__RECORDED DATA__:
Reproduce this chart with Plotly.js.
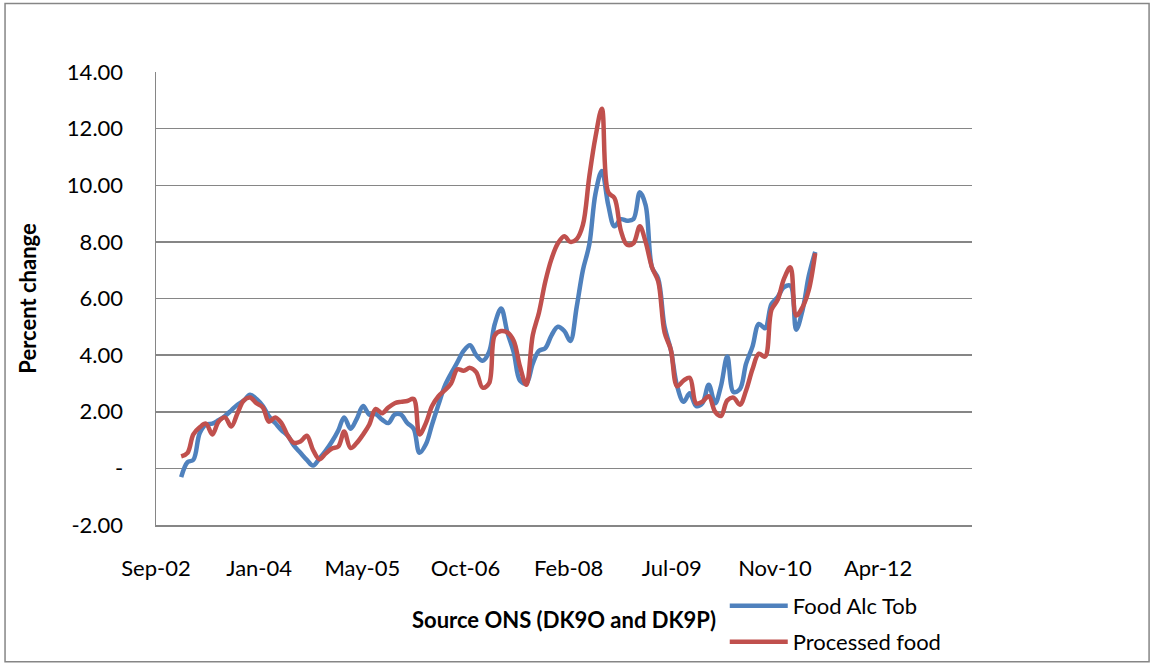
<!DOCTYPE html>
<html>
<head>
<meta charset="utf-8">
<script src="https://cdn.plot.ly/plotly-3.0.1.min.js"></script>
<style>
  html, body { margin: 0; padding: 0; background: #ffffff; }
  #chart { width: 1154px; height: 666px; }
</style>
</head>
<body>
<div id="chart"></div>
<script>
// Monthly observations, Jan 2003 - Jun 2011
const months = [
  "2003-01","2003-02","2003-03","2003-04","2003-05","2003-06","2003-07","2003-08","2003-09","2003-10","2003-11","2003-12",
  "2004-01","2004-02","2004-03","2004-04","2004-05","2004-06","2004-07","2004-08","2004-09","2004-10","2004-11","2004-12",
  "2005-01","2005-02","2005-03","2005-04","2005-05","2005-06","2005-07","2005-08","2005-09","2005-10","2005-11","2005-12",
  "2006-01","2006-02","2006-03","2006-04","2006-05","2006-06","2006-07","2006-08","2006-09","2006-10","2006-11","2006-12",
  "2007-01","2007-02","2007-03","2007-04","2007-05","2007-06","2007-07","2007-08","2007-09","2007-10","2007-11","2007-12",
  "2008-01","2008-02","2008-03","2008-04","2008-05","2008-06","2008-07","2008-08","2008-09","2008-10","2008-11","2008-12",
  "2009-01","2009-02","2009-03","2009-04","2009-05","2009-06","2009-07","2009-08","2009-09","2009-10","2009-11","2009-12",
  "2010-01","2010-02","2010-03","2010-04","2010-05","2010-06","2010-07","2010-08","2010-09","2010-10","2010-11","2010-12",
  "2011-01","2011-02","2011-03","2011-04","2011-05","2011-06"
];

// Food Alc Tob (DK9O), percent change
const foodAlcTob = [
  -0.31, 0.22, 0.30, 1.25, 1.55, 1.58, 1.70, 1.85, 2.05, 2.25, 2.40, 2.60,
  2.45, 2.20, 1.85, 1.60, 1.35, 1.15, 0.80, 0.55, 0.30, 0.10, 0.35, 0.62,
  0.95, 1.35, 1.80, 1.40, 1.75, 2.20, 1.90, 1.92, 1.72, 1.60, 1.90, 1.90,
  1.60, 1.40, 0.55, 0.85, 1.55, 2.25, 2.90, 3.35, 3.75, 4.15, 4.35, 4.00,
  3.80, 4.10, 5.10, 5.65, 4.80, 4.10, 3.10, 3.00, 3.70, 4.15, 4.25, 4.70,
  5.00, 4.85, 4.50, 5.70, 7.00, 7.90, 9.70, 10.50, 9.30, 8.55, 8.80, 8.75,
  8.80, 9.75, 9.30, 7.10, 6.70, 5.00, 4.20, 2.90, 2.35, 2.65, 2.20, 2.30,
  2.95, 2.30, 2.90, 3.95, 2.70, 2.80, 3.70, 4.30, 5.10, 4.95, 5.80, 6.05,
  6.40, 6.45, 4.90, 5.60, 6.80, 7.65
];

// Processed food (DK9P), percent change
const processedFood = [
  0.42, 0.55, 1.20, 1.45, 1.58, 1.20, 1.65, 1.80, 1.48, 1.95, 2.40, 2.50,
  2.30, 2.15, 1.65, 1.80, 1.60, 1.15, 0.90, 0.95, 1.15, 0.65, 0.32, 0.52,
  0.70, 0.78, 1.30, 0.72, 0.90, 1.20, 1.55, 2.10, 1.95, 2.15, 2.30, 2.35,
  2.38, 2.45, 1.20, 1.60, 2.20, 2.55, 2.75, 3.00, 3.50, 3.45, 3.55, 3.40,
  2.85, 3.00, 4.70, 4.85, 4.80, 4.50, 3.60, 2.95, 4.70, 5.50, 6.60, 7.40,
  7.95, 8.20, 8.00, 8.10, 8.60, 10.30, 11.70, 12.70, 9.75, 9.55, 8.40, 7.90,
  7.95, 8.55, 8.00, 7.10, 6.60, 4.80, 4.20, 2.90, 3.10, 3.20, 2.30, 2.35,
  2.55, 2.00, 1.85, 2.40, 2.50, 2.25, 2.75, 3.50, 4.05, 3.95, 5.60, 5.95,
  6.70, 7.10, 5.40, 5.70, 6.30, 7.60
];

const seriesNames = ["Food Alc Tob", "Processed food"];
const yTickVals = [-2, 0, 2, 4, 6, 8, 10, 12, 14];
const yTickText = ["-2.00", "-", "2.00", "4.00", "6.00", "8.00", "10.00", "12.00", "14.00"];
const xAxisStart = "2002-09-01";
const xAxisEnd = "2013-06-30";
const xTickStepDays = 500;
const xTitleText = "Source ONS (DK9O and DK9P)";
const yTitleText = "Percent change";

const FONT = "Lato, 'Open Sans', 'DejaVu Sans', sans-serif";
const lineOpts = { shape: "spline", smoothing: 1, width: 4.5 };

const traces = [
  {
    x: months.map(m => m + "-01"), y: foodAlcTob, name: seriesNames[0],
    type: "scatter", mode: "lines", legend: "legend",
    line: Object.assign({ color: "#4F81BD" }, lineOpts)
  },
  {
    x: months.map(m => m + "-01"), y: processedFood, name: seriesNames[1],
    type: "scatter", mode: "lines", legend: "legend2",
    line: Object.assign({ color: "#C0504D" }, lineOpts)
  }
];

const legendStyle = {
  xref: "paper", yref: "container",
  xanchor: "left", yanchor: "top",
  itemwidth: 58,
  font: { family: FONT, size: 22, color: "#000000" },
  bgcolor: "rgba(0,0,0,0)"
};

const layout = {
  width: 1154, height: 666,
  margin: { l: 156, r: 182, t: 72, b: 141, pad: 0 },
  paper_bgcolor: "#ffffff", plot_bgcolor: "#ffffff",
  font: { family: FONT, size: 22, color: "#000000" },
  showlegend: true,
  legend: Object.assign({ x: 0.697, y: 0.1216 }, legendStyle),
  legend2: Object.assign({ x: 0.697, y: 0.0676 }, legendStyle),
  xaxis: {
    type: "date",
    range: [xAxisStart, xAxisEnd],
    tick0: xAxisStart,
    dtick: xTickStepDays * 86400000,
    tickformat: "%b-%y",
    tickangle: 0,
    showgrid: false, zeroline: false,
    showline: true, linecolor: "#868686", linewidth: 1.5,
    ticks: "", ticklabelstandoff: 23,
    automargin: false
  },
  yaxis: {
    range: [-2, 14],
    tickvals: yTickVals, ticktext: yTickText,
    showgrid: true, gridcolor: "#868686", gridwidth: 1.5,
    zeroline: false,
    showline: true, linecolor: "#868686", linewidth: 1.5,
    ticks: "", ticklabelstandoff: 27,
    automargin: false,
    title: { text: "<b>" + yTitleText + "</b>", standoff: 24,
             font: { family: FONT, size: 22, color: "#000000" } }
  },
  annotations: [
    {
      text: "<b>" + xTitleText + "</b>",
      xref: "paper", yref: "paper", x: 0.5, y: -0.2086,
      xanchor: "center", yanchor: "middle", showarrow: false,
      font: { family: FONT, size: 22, color: "#000000" }
    }
  ],
  shapes: [
    {
      type: "rect", xref: "paper", yref: "paper",
      x0: -0.185, x1: 1.217, y0: -0.302, y1: 1.151,
      line: { color: "#868686", width: 1.5 }, fillcolor: "rgba(0,0,0,0)", layer: "below"
    }
  ]
};

Plotly.newPlot("chart", traces, layout, { staticPlot: true, displayModeBar: false });
</script>
</body>
</html>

__AIM OF THE EXERCISE__:
Working from the lines above, reproduce the material exactly and exclude its pictures.

__CORRECT RESPONSE__:
Reproduce this chart with Plotly.js.
<!DOCTYPE html>
<html>
<head>
<meta charset="utf-8">
<script src="https://cdn.plot.ly/plotly-3.0.1.min.js"></script>
<style>
  html, body { margin: 0; padding: 0; background: #ffffff; }
  #chart { width: 1154px; height: 666px; }
</style>
</head>
<body>
<div id="chart"></div>
<script>
// Monthly observations, Jan 2003 - Jun 2011
const months = [
  "2003-01","2003-02","2003-03","2003-04","2003-05","2003-06","2003-07","2003-08","2003-09","2003-10","2003-11","2003-12",
  "2004-01","2004-02","2004-03","2004-04","2004-05","2004-06","2004-07","2004-08","2004-09","2004-10","2004-11","2004-12",
  "2005-01","2005-02","2005-03","2005-04","2005-05","2005-06","2005-07","2005-08","2005-09","2005-10","2005-11","2005-12",
  "2006-01","2006-02","2006-03","2006-04","2006-05","2006-06","2006-07","2006-08","2006-09","2006-10","2006-11","2006-12",
  "2007-01","2007-02","2007-03","2007-04","2007-05","2007-06","2007-07","2007-08","2007-09","2007-10","2007-11","2007-12",
  "2008-01","2008-02","2008-03","2008-04","2008-05","2008-06","2008-07","2008-08","2008-09","2008-10","2008-11","2008-12",
  "2009-01","2009-02","2009-03","2009-04","2009-05","2009-06","2009-07","2009-08","2009-09","2009-10","2009-11","2009-12",
  "2010-01","2010-02","2010-03","2010-04","2010-05","2010-06","2010-07","2010-08","2010-09","2010-10","2010-11","2010-12",
  "2011-01","2011-02","2011-03","2011-04","2011-05","2011-06"
];

// Food Alc Tob (DK9O), percent change
const foodAlcTob = [
  -0.31, 0.22, 0.30, 1.25, 1.55, 1.58, 1.70, 1.85, 2.05, 2.25, 2.40, 2.60,
  2.45, 2.20, 1.85, 1.60, 1.35, 1.15, 0.80, 0.55, 0.30, 0.10, 0.35, 0.62,
  0.95, 1.35, 1.80, 1.40, 1.75, 2.20, 1.90, 1.92, 1.72, 1.60, 1.90, 1.90,
  1.60, 1.40, 0.55, 0.85, 1.55, 2.25, 2.90, 3.35, 3.75, 4.15, 4.35, 4.00,
  3.80, 4.10, 5.10, 5.65, 4.80, 4.10, 3.10, 3.00, 3.70, 4.15, 4.25, 4.70,
  5.00, 4.85, 4.50, 5.70, 7.00, 7.90, 9.70, 10.50, 9.30, 8.55, 8.80, 8.75,
  8.80, 9.75, 9.30, 7.10, 6.70, 5.00, 4.20, 2.90, 2.35, 2.65, 2.20, 2.30,
  2.95, 2.30, 2.90, 3.95, 2.70, 2.80, 3.70, 4.30, 5.10, 4.95, 5.80, 6.05,
  6.40, 6.45, 4.90, 5.60, 6.80, 7.65
];

// Processed food (DK9P), percent change
const processedFood = [
  0.42, 0.55, 1.20, 1.45, 1.58, 1.20, 1.65, 1.80, 1.48, 1.95, 2.40, 2.50,
  2.30, 2.15, 1.65, 1.80, 1.60, 1.15, 0.90, 0.95, 1.15, 0.65, 0.32, 0.52,
  0.70, 0.78, 1.30, 0.72, 0.90, 1.20, 1.55, 2.10, 1.95, 2.15, 2.30, 2.35,
  2.38, 2.45, 1.20, 1.60, 2.20, 2.55, 2.75, 3.00, 3.50, 3.45, 3.55, 3.40,
  2.85, 3.00, 4.70, 4.85, 4.80, 4.50, 3.60, 2.95, 4.70, 5.50, 6.60, 7.40,
  7.95, 8.20, 8.00, 8.10, 8.60, 10.30, 11.70, 12.70, 9.75, 9.55, 8.40, 7.90,
  7.95, 8.55, 8.00, 7.10, 6.60, 4.80, 4.20, 2.90, 3.10, 3.20, 2.30, 2.35,
  2.55, 2.00, 1.85, 2.40, 2.50, 2.25, 2.75, 3.50, 4.05, 3.95, 5.60, 5.95,
  6.70, 7.10, 5.40, 5.70, 6.30, 7.60
];

const seriesNames = ["Food Alc Tob", "Processed food"];
const yTickVals = [-2, 0, 2, 4, 6, 8, 10, 12, 14];
const yTickText = ["-2.00", "-", "2.00", "4.00", "6.00", "8.00", "10.00", "12.00", "14.00"];
const xAxisStart = "2002-09-01";
const xAxisEnd = "2013-06-30";
const xTickStepDays = 500;
const xTitleText = "Source ONS (DK9O and DK9P)";
const yTitleText = "Percent change";

const FONT = "Lato, 'Open Sans', 'DejaVu Sans', sans-serif";
const lineOpts = { shape: "spline", smoothing: 1, width: 4.5 };

const traces = [
  {
    x: months.map(m => m + "-01"), y: foodAlcTob, name: seriesNames[0],
    type: "scatter", mode: "lines", legend: "legend",
    line: Object.assign({ color: "#4F81BD" }, lineOpts)
  },
  {
    x: months.map(m => m + "-01"), y: processedFood, name: seriesNames[1],
    type: "scatter", mode: "lines", legend: "legend2",
    line: Object.assign({ color: "#C0504D" }, lineOpts)
  }
];

const legendStyle = {
  xref: "paper", yref: "container",
  xanchor: "left", yanchor: "top",
  itemwidth: 58,
  font: { family: FONT, size: 22, color: "#000000" },
  bgcolor: "rgba(0,0,0,0)"
};

const layout = {
  width: 1154, height: 666,
  margin: { l: 156, r: 182, t: 72, b: 141, pad: 0 },
  paper_bgcolor: "#ffffff", plot_bgcolor: "#ffffff",
  font: { family: FONT, size: 22, color: "#000000" },
  showlegend: true,
  legend: Object.assign({ x: 0.697, y: 0.1216 }, legendStyle),
  legend2: Object.assign({ x: 0.697, y: 0.0676 }, legendStyle),
  xaxis: {
    type: "date",
    range: [xAxisStart, xAxisEnd],
    tick0: xAxisStart,
    dtick: xTickStepDays * 86400000,
    tickformat: "%b-%y",
    tickangle: 0,
    showgrid: false, zeroline: false,
    showline: true, linecolor: "#868686", linewidth: 1.5,
    ticks: "", ticklabelstandoff: 23,
    automargin: false
  },
  yaxis: {
    range: [-2, 14],
    tickvals: yTickVals, ticktext: yTickText,
    showgrid: true, gridcolor: "#868686", gridwidth: 1.5,
    zeroline: false,
    showline: true, linecolor: "#868686", linewidth: 1.5,
    ticks: "", ticklabelstandoff: 27,
    automargin: false,
    title: { text: "<b>" + yTitleText + "</b>", standoff: 24,
             font: { family: FONT, size: 22, color: "#000000" } }
  },
  annotations: [
    {
      text: "<b>" + xTitleText + "</b>",
      xref: "paper", yref: "paper", x: 0.5, y: -0.2086,
      xanchor: "center", yanchor: "middle", showarrow: false,
      font: { family: FONT, size: 22, color: "#000000" }
    }
  ],
  shapes: [
    {
      type: "rect", xref: "paper", yref: "paper",
      x0: -0.185, x1: 1.217, y0: -0.302, y1: 1.151,
      line: { color: "#868686", width: 1.5 }, fillcolor: "rgba(0,0,0,0)", layer: "below"
    }
  ]
};

Plotly.newPlot("chart", traces, layout, { staticPlot: true, displayModeBar: false });
</script>
</body>
</html>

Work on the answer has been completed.